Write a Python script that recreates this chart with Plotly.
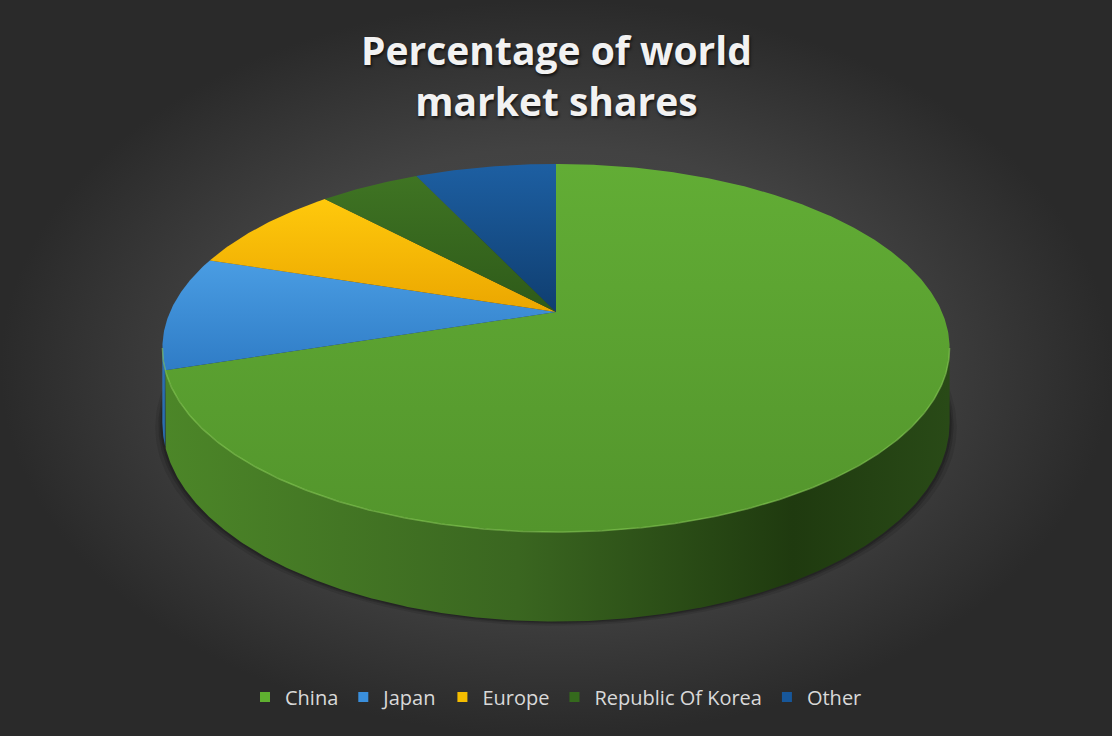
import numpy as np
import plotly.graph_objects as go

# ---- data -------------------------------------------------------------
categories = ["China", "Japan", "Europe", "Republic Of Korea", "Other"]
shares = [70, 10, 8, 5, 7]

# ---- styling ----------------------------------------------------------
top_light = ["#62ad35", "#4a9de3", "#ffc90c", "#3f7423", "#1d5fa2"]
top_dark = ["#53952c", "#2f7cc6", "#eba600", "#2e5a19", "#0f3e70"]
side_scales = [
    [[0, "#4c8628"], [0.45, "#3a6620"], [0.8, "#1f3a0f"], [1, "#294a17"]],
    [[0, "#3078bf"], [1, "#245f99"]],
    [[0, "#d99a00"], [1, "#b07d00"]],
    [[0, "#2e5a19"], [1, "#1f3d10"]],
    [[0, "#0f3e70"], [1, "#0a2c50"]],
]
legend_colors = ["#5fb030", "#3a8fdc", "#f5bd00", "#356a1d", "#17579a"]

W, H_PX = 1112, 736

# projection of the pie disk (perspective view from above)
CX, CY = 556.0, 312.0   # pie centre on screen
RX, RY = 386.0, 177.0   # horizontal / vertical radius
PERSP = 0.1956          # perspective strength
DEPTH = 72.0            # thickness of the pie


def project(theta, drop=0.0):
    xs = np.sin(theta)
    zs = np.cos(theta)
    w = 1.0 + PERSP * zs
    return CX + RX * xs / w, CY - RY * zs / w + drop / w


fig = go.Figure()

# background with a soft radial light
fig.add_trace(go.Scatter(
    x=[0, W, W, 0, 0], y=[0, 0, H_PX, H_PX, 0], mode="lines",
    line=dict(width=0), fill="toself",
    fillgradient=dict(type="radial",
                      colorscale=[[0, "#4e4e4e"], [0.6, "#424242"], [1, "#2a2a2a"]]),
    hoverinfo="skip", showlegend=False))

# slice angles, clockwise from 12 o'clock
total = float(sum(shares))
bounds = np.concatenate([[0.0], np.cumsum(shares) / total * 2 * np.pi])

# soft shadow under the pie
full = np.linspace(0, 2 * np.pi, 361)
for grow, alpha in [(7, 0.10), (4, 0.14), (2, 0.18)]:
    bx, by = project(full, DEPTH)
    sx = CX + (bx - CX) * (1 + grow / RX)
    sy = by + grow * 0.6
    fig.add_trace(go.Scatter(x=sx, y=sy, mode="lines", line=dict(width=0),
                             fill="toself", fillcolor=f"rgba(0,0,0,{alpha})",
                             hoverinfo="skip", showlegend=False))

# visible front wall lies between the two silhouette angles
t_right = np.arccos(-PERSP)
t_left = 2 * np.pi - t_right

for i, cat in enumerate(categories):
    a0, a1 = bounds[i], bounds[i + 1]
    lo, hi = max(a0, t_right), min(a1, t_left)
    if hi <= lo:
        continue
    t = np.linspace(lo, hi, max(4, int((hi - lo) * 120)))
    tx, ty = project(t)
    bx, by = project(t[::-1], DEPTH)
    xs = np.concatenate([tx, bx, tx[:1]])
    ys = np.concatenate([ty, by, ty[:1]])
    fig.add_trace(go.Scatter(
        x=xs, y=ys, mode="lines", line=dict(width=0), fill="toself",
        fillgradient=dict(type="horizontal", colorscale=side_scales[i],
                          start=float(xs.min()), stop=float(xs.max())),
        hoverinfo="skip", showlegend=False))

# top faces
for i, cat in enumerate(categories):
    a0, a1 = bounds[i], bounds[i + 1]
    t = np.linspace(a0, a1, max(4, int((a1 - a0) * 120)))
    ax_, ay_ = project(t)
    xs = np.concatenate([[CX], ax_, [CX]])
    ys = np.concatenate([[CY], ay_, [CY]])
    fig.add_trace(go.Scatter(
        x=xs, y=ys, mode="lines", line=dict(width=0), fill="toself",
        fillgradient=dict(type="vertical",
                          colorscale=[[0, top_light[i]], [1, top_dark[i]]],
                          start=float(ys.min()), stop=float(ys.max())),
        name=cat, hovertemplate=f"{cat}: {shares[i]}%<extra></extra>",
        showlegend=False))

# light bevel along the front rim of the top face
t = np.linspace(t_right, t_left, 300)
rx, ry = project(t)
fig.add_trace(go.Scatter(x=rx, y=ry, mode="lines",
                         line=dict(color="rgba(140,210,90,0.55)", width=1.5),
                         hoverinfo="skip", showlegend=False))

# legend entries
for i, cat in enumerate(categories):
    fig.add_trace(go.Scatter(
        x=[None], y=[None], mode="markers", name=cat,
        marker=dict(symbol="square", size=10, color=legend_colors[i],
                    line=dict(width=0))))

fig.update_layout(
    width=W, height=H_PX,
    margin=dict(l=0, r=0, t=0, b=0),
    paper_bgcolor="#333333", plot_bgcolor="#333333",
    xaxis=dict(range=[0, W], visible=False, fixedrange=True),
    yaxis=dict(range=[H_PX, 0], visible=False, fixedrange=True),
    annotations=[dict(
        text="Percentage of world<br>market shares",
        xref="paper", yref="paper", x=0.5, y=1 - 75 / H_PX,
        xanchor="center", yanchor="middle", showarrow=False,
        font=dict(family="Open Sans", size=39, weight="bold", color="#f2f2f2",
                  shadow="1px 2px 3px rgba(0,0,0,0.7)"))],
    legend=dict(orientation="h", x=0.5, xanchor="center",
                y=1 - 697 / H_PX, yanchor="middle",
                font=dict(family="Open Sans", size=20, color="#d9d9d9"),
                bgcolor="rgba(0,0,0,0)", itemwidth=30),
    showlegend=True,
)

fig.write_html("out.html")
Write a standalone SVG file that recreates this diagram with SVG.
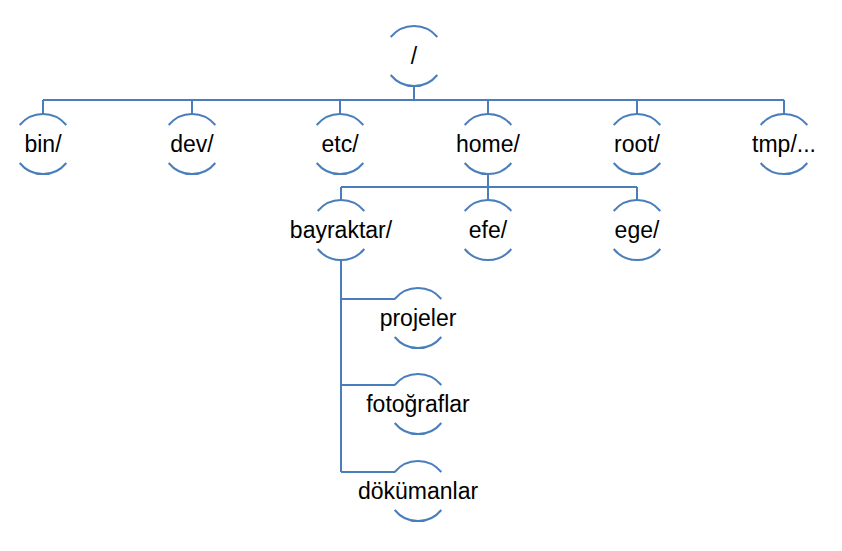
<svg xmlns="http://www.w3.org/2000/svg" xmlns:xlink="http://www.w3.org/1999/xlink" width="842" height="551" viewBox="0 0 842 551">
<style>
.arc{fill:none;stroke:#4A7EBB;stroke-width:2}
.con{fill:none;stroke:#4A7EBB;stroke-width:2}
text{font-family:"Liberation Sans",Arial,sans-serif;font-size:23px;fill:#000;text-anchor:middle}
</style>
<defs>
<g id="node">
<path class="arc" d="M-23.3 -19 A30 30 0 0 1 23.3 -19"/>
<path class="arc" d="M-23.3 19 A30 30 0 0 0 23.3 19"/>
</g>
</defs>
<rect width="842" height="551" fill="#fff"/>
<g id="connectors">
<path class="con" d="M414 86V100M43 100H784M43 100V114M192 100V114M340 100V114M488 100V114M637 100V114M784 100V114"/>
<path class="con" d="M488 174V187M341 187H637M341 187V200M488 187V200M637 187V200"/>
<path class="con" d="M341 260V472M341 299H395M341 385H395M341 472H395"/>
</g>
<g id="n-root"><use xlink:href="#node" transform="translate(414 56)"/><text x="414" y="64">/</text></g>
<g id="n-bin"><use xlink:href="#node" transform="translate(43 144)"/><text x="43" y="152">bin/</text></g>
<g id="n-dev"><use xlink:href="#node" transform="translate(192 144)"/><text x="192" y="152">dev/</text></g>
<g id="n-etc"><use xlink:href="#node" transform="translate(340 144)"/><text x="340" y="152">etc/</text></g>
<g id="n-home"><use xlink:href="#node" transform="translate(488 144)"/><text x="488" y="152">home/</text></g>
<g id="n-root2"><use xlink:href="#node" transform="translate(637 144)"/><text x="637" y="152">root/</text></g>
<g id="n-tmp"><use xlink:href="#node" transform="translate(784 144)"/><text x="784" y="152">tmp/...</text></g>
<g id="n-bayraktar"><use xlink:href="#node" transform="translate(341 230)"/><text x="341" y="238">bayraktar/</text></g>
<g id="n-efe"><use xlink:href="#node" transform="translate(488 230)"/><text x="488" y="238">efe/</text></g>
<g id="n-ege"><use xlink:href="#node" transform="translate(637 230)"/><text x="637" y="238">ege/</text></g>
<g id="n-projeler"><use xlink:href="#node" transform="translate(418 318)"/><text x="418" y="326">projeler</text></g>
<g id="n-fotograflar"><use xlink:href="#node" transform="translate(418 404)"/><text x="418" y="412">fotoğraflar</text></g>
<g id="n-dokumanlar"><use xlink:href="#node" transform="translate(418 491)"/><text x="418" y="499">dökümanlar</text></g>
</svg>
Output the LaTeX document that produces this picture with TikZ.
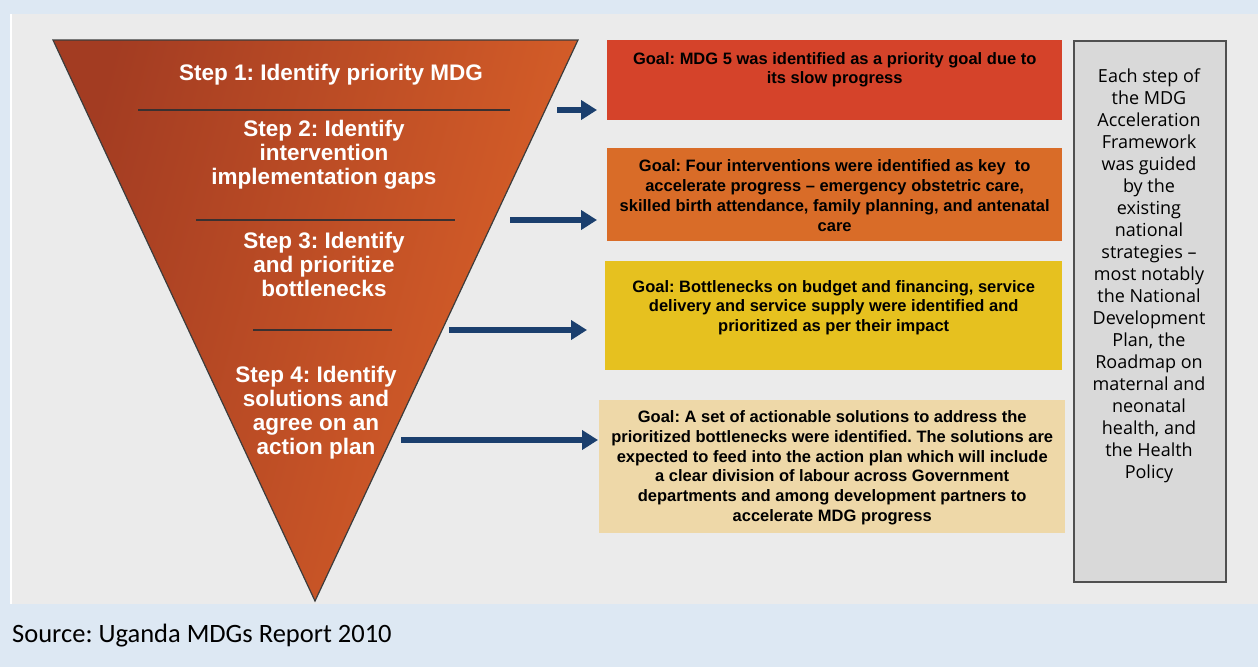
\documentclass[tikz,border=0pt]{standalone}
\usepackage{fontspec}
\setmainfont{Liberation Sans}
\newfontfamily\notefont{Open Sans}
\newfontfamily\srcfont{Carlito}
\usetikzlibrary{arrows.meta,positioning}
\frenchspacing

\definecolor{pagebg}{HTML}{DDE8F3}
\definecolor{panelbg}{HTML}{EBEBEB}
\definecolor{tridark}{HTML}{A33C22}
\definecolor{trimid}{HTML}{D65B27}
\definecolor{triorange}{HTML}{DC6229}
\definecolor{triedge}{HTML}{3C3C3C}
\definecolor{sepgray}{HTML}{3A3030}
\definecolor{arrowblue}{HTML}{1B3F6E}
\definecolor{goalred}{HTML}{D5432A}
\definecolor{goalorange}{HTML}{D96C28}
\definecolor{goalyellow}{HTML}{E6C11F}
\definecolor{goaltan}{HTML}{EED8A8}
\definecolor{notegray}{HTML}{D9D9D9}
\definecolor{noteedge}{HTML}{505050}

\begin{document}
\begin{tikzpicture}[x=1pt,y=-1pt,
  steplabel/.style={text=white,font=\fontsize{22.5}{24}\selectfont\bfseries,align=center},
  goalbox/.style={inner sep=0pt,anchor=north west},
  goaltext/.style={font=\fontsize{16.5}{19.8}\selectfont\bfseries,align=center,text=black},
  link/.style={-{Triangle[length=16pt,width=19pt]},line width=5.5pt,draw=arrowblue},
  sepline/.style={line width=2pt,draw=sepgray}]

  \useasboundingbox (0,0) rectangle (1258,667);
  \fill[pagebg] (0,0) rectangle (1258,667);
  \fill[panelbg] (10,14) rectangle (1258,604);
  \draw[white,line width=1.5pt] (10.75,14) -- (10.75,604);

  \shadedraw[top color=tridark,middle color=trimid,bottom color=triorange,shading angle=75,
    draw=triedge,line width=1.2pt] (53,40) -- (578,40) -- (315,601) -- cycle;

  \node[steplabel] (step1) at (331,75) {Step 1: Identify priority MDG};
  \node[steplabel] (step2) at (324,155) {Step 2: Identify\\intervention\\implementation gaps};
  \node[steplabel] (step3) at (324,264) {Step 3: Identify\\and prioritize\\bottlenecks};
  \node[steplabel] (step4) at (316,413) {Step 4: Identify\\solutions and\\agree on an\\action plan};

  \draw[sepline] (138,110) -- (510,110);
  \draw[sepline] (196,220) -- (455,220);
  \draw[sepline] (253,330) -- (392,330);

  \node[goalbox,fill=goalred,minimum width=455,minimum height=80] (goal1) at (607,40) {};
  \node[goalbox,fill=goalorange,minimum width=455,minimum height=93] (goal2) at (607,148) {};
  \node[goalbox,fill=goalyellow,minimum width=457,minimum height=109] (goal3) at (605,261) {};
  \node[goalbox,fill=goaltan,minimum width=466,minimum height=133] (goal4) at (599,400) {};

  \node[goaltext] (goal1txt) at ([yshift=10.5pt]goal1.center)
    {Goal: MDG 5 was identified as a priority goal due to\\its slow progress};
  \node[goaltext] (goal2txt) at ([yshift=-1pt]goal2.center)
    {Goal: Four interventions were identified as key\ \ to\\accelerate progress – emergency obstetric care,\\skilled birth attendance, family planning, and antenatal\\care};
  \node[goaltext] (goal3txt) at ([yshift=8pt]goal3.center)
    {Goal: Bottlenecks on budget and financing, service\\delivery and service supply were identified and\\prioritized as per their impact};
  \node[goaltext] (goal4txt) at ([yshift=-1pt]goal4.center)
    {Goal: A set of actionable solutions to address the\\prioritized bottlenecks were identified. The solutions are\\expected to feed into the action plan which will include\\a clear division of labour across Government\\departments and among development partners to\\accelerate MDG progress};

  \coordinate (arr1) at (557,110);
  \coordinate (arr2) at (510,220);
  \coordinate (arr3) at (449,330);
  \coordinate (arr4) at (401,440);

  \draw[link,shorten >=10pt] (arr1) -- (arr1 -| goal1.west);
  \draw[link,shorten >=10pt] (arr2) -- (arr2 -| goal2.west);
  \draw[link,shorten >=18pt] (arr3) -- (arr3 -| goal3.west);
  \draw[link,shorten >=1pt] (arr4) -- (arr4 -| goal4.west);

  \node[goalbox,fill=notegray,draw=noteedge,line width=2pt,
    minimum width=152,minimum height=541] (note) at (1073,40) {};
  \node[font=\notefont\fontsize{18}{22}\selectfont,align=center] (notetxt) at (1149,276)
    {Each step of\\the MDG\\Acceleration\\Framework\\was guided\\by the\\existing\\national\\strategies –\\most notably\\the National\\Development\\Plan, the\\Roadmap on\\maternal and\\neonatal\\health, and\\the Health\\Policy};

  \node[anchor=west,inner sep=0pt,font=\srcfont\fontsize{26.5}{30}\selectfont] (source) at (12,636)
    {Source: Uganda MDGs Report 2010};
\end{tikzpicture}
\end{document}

▸ Set problem
Copy exactly the lines running from the beginning of the listing through the line that has "shares = [70, 10, 8, 5, 7]". Drop the pictures.

▸ Result for this exercise
Write a Python script that recreates this chart with Plotly.
import numpy as np
import plotly.graph_objects as go

# ---- data -------------------------------------------------------------
categories = ["China", "Japan", "Europe", "Republic Of Korea", "Other"]
shares = [70, 10, 8, 5, 7]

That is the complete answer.